» INSTRUCTIONS TO FOLLOW
Each line in the entries below that holds the string "this" is to be listed.
====== RECORDS PROVIDED ======
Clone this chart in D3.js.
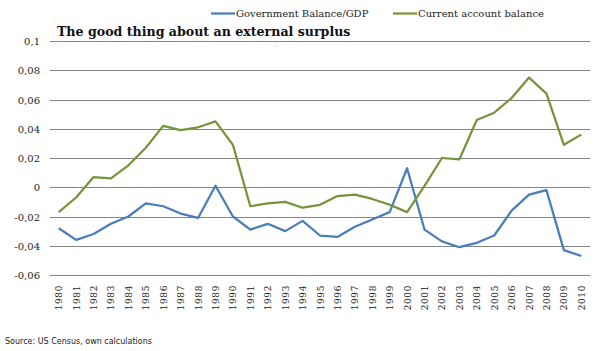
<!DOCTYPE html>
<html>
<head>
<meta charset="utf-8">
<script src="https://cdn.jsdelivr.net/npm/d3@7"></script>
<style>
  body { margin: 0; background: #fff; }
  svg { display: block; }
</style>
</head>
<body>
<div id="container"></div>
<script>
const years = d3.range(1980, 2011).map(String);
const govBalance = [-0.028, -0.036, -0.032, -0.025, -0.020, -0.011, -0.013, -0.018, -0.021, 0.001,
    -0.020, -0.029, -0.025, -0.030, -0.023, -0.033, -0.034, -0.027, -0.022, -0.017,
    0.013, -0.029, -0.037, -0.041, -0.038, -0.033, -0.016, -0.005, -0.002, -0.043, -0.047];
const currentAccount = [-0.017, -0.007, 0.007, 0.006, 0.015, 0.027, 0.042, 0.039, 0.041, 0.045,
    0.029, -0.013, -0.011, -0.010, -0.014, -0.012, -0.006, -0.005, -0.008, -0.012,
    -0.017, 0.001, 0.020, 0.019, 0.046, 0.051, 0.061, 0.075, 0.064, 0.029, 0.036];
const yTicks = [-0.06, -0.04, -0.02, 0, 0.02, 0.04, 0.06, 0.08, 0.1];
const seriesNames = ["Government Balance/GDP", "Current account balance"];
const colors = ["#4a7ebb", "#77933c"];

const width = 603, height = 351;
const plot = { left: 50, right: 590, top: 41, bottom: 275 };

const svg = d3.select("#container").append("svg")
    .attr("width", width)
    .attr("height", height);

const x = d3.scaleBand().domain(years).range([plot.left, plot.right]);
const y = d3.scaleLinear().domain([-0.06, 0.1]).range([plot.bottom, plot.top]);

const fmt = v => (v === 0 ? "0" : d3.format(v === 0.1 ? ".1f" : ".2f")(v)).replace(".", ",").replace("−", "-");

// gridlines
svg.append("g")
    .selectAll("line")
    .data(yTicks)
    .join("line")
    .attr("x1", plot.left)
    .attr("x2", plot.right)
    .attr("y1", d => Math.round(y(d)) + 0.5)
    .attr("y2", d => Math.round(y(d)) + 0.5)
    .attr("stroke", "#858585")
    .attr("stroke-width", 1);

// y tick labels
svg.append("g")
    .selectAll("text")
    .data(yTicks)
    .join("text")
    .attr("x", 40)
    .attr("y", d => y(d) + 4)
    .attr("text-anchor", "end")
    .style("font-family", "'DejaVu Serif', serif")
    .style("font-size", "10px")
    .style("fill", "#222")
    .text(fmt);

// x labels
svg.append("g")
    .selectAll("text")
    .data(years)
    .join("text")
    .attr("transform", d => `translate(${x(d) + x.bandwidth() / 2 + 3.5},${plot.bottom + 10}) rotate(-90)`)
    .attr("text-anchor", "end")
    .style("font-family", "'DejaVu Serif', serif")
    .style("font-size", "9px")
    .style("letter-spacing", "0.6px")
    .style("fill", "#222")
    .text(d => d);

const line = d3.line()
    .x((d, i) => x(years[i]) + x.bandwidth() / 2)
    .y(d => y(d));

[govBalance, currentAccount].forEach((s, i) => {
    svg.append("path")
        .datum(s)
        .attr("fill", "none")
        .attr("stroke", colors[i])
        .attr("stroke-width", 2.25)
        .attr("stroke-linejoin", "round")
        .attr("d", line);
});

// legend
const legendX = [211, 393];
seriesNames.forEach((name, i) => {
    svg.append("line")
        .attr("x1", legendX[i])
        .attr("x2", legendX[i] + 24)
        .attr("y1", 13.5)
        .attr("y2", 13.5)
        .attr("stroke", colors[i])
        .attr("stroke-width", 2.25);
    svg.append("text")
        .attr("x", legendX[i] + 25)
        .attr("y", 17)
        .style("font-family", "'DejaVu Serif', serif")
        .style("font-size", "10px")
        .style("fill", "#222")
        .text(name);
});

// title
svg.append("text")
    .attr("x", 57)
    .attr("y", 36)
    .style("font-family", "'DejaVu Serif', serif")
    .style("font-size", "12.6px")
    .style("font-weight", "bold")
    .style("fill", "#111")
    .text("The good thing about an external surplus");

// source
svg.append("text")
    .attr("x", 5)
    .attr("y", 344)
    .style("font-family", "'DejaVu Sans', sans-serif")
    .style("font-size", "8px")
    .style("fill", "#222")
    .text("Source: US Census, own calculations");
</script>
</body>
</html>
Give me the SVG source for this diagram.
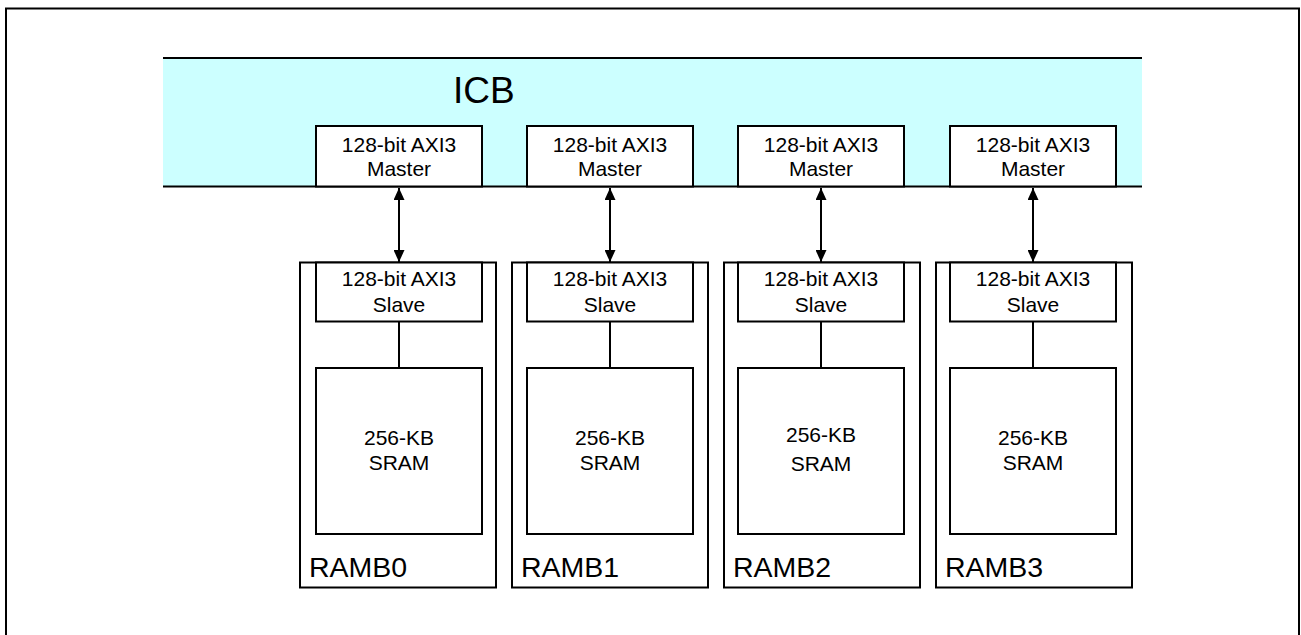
======
» RESPONSE BELOW
Clone this chart in D3.js.
Give me the SVG source for this diagram.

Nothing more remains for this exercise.